Job: Write out the complete material exactly as it stands.

Data section:
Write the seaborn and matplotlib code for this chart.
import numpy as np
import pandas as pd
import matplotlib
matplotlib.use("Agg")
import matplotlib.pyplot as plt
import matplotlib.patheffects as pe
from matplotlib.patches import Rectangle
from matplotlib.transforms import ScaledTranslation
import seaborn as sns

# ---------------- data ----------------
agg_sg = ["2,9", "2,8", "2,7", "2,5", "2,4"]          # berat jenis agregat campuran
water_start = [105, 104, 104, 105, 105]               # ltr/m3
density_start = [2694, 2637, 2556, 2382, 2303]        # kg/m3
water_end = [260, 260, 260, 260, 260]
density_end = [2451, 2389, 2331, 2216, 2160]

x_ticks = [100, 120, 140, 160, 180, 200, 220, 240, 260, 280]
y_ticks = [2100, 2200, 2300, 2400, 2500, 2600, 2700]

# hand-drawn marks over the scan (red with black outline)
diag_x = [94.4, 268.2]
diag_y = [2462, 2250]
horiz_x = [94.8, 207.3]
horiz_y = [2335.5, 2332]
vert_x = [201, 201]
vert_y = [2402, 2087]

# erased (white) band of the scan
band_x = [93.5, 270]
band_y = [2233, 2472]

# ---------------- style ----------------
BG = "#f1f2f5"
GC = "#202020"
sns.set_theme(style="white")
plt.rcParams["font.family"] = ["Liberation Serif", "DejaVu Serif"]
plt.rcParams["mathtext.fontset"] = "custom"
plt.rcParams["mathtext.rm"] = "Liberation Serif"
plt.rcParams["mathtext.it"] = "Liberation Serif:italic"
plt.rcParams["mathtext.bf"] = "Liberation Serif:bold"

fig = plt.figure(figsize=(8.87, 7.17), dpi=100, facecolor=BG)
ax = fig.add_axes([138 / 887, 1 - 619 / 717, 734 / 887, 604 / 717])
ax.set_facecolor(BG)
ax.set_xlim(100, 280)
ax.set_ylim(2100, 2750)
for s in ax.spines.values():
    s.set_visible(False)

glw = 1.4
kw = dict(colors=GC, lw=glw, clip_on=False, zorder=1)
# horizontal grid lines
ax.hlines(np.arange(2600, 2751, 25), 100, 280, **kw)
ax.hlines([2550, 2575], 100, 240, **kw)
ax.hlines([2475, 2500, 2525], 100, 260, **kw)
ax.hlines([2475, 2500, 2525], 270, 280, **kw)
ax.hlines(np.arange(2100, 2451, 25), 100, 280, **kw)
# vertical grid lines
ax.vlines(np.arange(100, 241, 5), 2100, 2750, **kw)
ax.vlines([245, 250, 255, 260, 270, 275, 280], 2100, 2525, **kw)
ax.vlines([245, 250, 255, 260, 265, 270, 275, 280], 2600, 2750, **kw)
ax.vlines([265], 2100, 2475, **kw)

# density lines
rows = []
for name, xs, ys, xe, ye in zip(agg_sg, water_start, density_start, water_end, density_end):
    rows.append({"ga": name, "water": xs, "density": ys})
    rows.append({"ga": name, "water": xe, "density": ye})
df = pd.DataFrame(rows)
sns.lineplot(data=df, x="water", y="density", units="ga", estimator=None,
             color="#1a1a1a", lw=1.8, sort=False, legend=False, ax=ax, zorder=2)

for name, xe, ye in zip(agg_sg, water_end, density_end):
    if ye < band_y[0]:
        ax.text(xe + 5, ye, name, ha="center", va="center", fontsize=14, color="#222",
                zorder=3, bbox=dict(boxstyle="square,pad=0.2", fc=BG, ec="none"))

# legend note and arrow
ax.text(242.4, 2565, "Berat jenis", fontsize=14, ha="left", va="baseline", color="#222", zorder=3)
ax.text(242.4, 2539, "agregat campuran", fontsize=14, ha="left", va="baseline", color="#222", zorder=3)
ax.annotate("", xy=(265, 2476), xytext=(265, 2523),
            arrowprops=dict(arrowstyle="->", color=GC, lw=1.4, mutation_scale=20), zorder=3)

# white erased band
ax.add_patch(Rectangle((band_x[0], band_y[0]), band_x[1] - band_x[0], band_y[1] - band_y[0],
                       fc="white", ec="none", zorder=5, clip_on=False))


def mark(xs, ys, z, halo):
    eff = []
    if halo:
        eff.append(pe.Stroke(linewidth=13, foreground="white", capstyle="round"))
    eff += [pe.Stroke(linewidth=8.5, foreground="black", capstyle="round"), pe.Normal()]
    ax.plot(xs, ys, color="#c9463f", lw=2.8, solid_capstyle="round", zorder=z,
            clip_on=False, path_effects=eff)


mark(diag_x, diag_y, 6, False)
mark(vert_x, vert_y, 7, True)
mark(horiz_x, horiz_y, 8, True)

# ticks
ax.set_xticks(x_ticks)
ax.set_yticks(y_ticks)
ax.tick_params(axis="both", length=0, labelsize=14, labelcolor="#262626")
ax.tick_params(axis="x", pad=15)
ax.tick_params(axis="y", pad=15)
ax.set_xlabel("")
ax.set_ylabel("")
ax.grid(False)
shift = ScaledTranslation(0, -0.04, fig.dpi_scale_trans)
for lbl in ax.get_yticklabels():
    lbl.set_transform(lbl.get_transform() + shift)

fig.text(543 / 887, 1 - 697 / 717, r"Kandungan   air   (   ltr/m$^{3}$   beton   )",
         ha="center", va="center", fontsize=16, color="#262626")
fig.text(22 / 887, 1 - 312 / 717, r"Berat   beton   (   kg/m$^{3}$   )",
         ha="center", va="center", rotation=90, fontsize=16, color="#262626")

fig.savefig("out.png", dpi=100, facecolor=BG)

Reply to the task:
Write the seaborn and matplotlib code for this chart.
import numpy as np
import pandas as pd
import matplotlib
matplotlib.use("Agg")
import matplotlib.pyplot as plt
import matplotlib.patheffects as pe
from matplotlib.patches import Rectangle
from matplotlib.transforms import ScaledTranslation
import seaborn as sns

# ---------------- data ----------------
agg_sg = ["2,9", "2,8", "2,7", "2,5", "2,4"]          # berat jenis agregat campuran
water_start = [105, 104, 104, 105, 105]               # ltr/m3
density_start = [2694, 2637, 2556, 2382, 2303]        # kg/m3
water_end = [260, 260, 260, 260, 260]
density_end = [2451, 2389, 2331, 2216, 2160]

x_ticks = [100, 120, 140, 160, 180, 200, 220, 240, 260, 280]
y_ticks = [2100, 2200, 2300, 2400, 2500, 2600, 2700]

# hand-drawn marks over the scan (red with black outline)
diag_x = [94.4, 268.2]
diag_y = [2462, 2250]
horiz_x = [94.8, 207.3]
horiz_y = [2335.5, 2332]
vert_x = [201, 201]
vert_y = [2402, 2087]

# erased (white) band of the scan
band_x = [93.5, 270]
band_y = [2233, 2472]

# ---------------- style ----------------
BG = "#f1f2f5"
GC = "#202020"
sns.set_theme(style="white")
plt.rcParams["font.family"] = ["Liberation Serif", "DejaVu Serif"]
plt.rcParams["mathtext.fontset"] = "custom"
plt.rcParams["mathtext.rm"] = "Liberation Serif"
plt.rcParams["mathtext.it"] = "Liberation Serif:italic"
plt.rcParams["mathtext.bf"] = "Liberation Serif:bold"

fig = plt.figure(figsize=(8.87, 7.17), dpi=100, facecolor=BG)
ax = fig.add_axes([138 / 887, 1 - 619 / 717, 734 / 887, 604 / 717])
ax.set_facecolor(BG)
ax.set_xlim(100, 280)
ax.set_ylim(2100, 2750)
for s in ax.spines.values():
    s.set_visible(False)

glw = 1.4
kw = dict(colors=GC, lw=glw, clip_on=False, zorder=1)
# horizontal grid lines
ax.hlines(np.arange(2600, 2751, 25), 100, 280, **kw)
ax.hlines([2550, 2575], 100, 240, **kw)
ax.hlines([2475, 2500, 2525], 100, 260, **kw)
ax.hlines([2475, 2500, 2525], 270, 280, **kw)
ax.hlines(np.arange(2100, 2451, 25), 100, 280, **kw)
# vertical grid lines
ax.vlines(np.arange(100, 241, 5), 2100, 2750, **kw)
ax.vlines([245, 250, 255, 260, 270, 275, 280], 2100, 2525, **kw)
ax.vlines([245, 250, 255, 260, 265, 270, 275, 280], 2600, 2750, **kw)
ax.vlines([265], 2100, 2475, **kw)

# density lines
rows = []
for name, xs, ys, xe, ye in zip(agg_sg, water_start, density_start, water_end, density_end):
    rows.append({"ga": name, "water": xs, "density": ys})
    rows.append({"ga": name, "water": xe, "density": ye})
df = pd.DataFrame(rows)
sns.lineplot(data=df, x="water", y="density", units="ga", estimator=None,
             color="#1a1a1a", lw=1.8, sort=False, legend=False, ax=ax, zorder=2)

for name, xe, ye in zip(agg_sg, water_end, density_end):
    if ye < band_y[0]:
        ax.text(xe + 5, ye, name, ha="center", va="center", fontsize=14, color="#222",
                zorder=3, bbox=dict(boxstyle="square,pad=0.2", fc=BG, ec="none"))

# legend note and arrow
ax.text(242.4, 2565, "Berat jenis", fontsize=14, ha="left", va="baseline", color="#222", zorder=3)
ax.text(242.4, 2539, "agregat campuran", fontsize=14, ha="left", va="baseline", color="#222", zorder=3)
ax.annotate("", xy=(265, 2476), xytext=(265, 2523),
            arrowprops=dict(arrowstyle="->", color=GC, lw=1.4, mutation_scale=20), zorder=3)

# white erased band
ax.add_patch(Rectangle((band_x[0], band_y[0]), band_x[1] - band_x[0], band_y[1] - band_y[0],
                       fc="white", ec="none", zorder=5, clip_on=False))


def mark(xs, ys, z, halo):
    eff = []
    if halo:
        eff.append(pe.Stroke(linewidth=13, foreground="white", capstyle="round"))
    eff += [pe.Stroke(linewidth=8.5, foreground="black", capstyle="round"), pe.Normal()]
    ax.plot(xs, ys, color="#c9463f", lw=2.8, solid_capstyle="round", zorder=z,
            clip_on=False, path_effects=eff)


mark(diag_x, diag_y, 6, False)
mark(vert_x, vert_y, 7, True)
mark(horiz_x, horiz_y, 8, True)

# ticks
ax.set_xticks(x_ticks)
ax.set_yticks(y_ticks)
ax.tick_params(axis="both", length=0, labelsize=14, labelcolor="#262626")
ax.tick_params(axis="x", pad=15)
ax.tick_params(axis="y", pad=15)
ax.set_xlabel("")
ax.set_ylabel("")
ax.grid(False)
shift = ScaledTranslation(0, -0.04, fig.dpi_scale_trans)
for lbl in ax.get_yticklabels():
    lbl.set_transform(lbl.get_transform() + shift)

fig.text(543 / 887, 1 - 697 / 717, r"Kandungan   air   (   ltr/m$^{3}$   beton   )",
         ha="center", va="center", fontsize=16, color="#262626")
fig.text(22 / 887, 1 - 312 / 717, r"Berat   beton   (   kg/m$^{3}$   )",
         ha="center", va="center", rotation=90, fontsize=16, color="#262626")

fig.savefig("out.png", dpi=100, facecolor=BG)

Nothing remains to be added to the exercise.